Two blocks (3 ways): Separate one element from the other two. There are three ways to choose which element stands alone.

\{\{a\}, \{b, c\}\}, \quad \{\{b\}, \{a, c\}\}, \quad \{\{c\}, \{a, b\}\}

Three blocks: Each element in its own singleton subset.

\{\{a\}, \{b\}, \{c\}\}

Answer: The set {a, b, c} has exactly 5 partitions. The total number of partitions of an n-element set is given by the Bell number B(n); here B(3) = 5.

Frequently Asked Questions

Can the empty set be one of the parts in a partition?

No. Every block in a partition must be non-empty. If you allowed an empty subset, condition 1 of the definition would be violated. Each part must contain at least one element of the original set.

How many partitions does a set with n elements have?

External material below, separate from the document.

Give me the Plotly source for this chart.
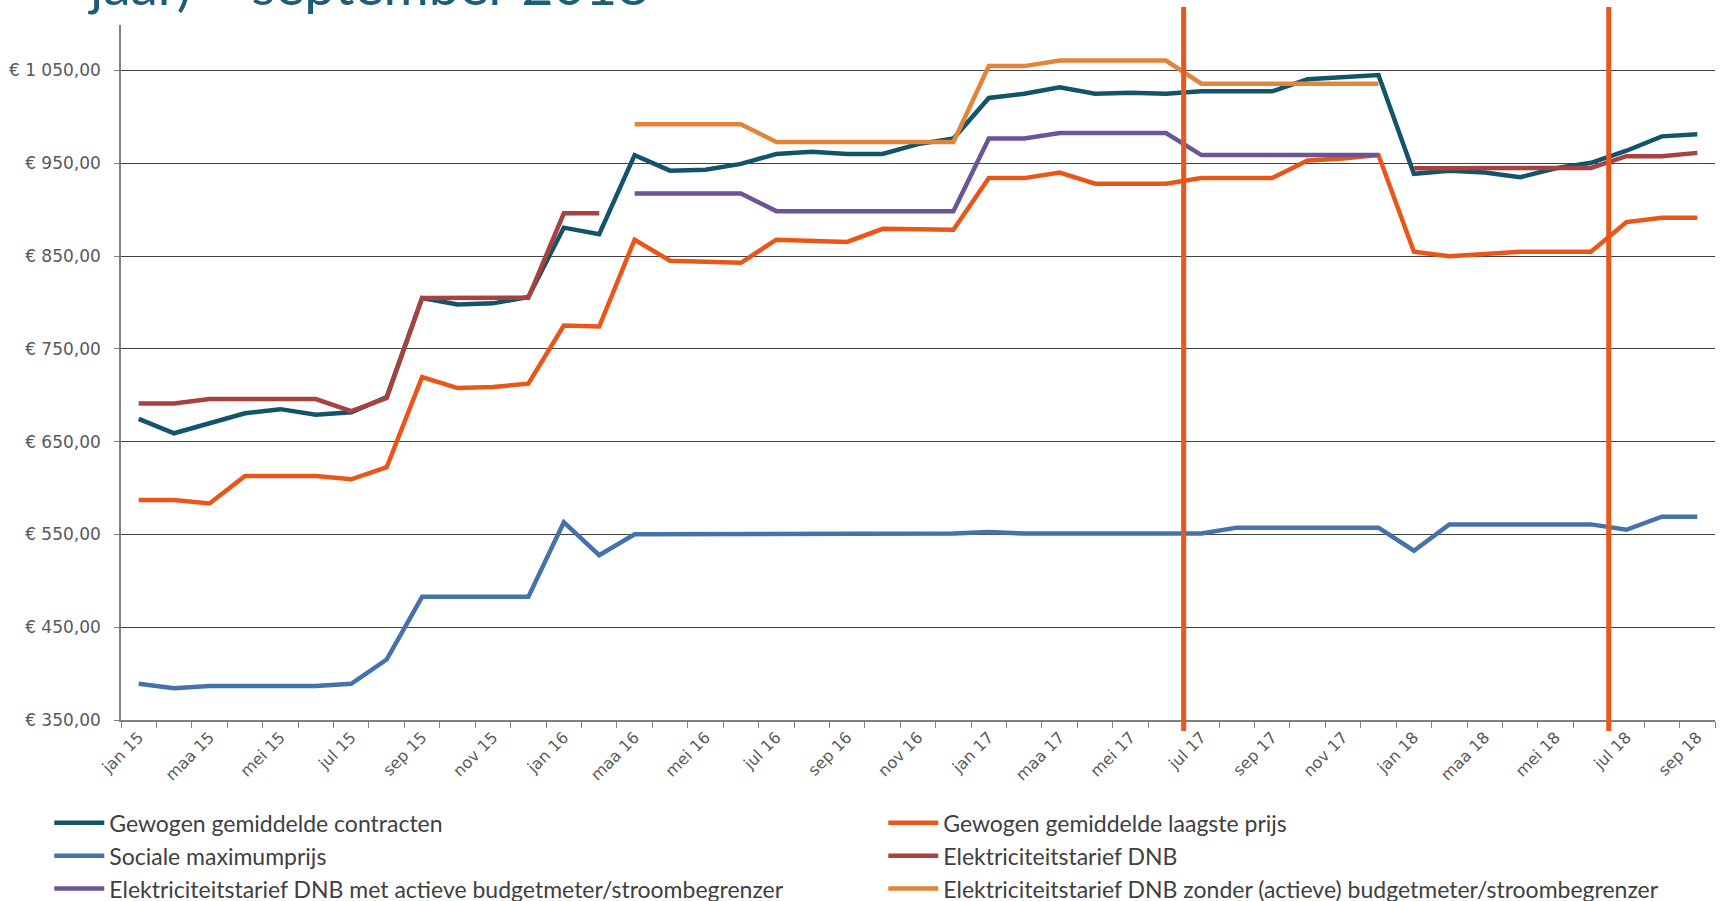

The number of partitions of an n-element set is the Bell number B(n). The first few values are B(1) = 1, B(2) = 2, B(3) = 5, B(4) = 15, and B(5) = 52. Bell numbers grow rapidly and have no simple closed-form formula, but they can be computed using the Bell triangle.

Partition of a set vs. Subset of a set

A subset is any collection of elements chosen from a set — it can overlap with other subsets and need not cover the whole set. A partition is a specific collection of subsets that together cover the entire set with no overlaps. Every block of a partition is a subset, but an arbitrary group of subsets is not necessarily a partition.

Why It Matters

Partitions appear throughout mathematics. In probability, partitioning a sample space into mutually exclusive events lets you apply the law of total probability. In equivalence relations, every equivalence relation on a set produces a unique partition (the equivalence classes), and every partition defines an equivalence relation — this correspondence is one of the most important ideas in abstract algebra and discrete mathematics.

Common Mistakes

Mistake: Including overlapping subsets and calling them a partition.

Correction: The subsets in a partition must be pairwise disjoint — no element can appear in more than one block. If two subsets share any element, the collection is not a partition.

Mistake: Leaving out elements of the original set.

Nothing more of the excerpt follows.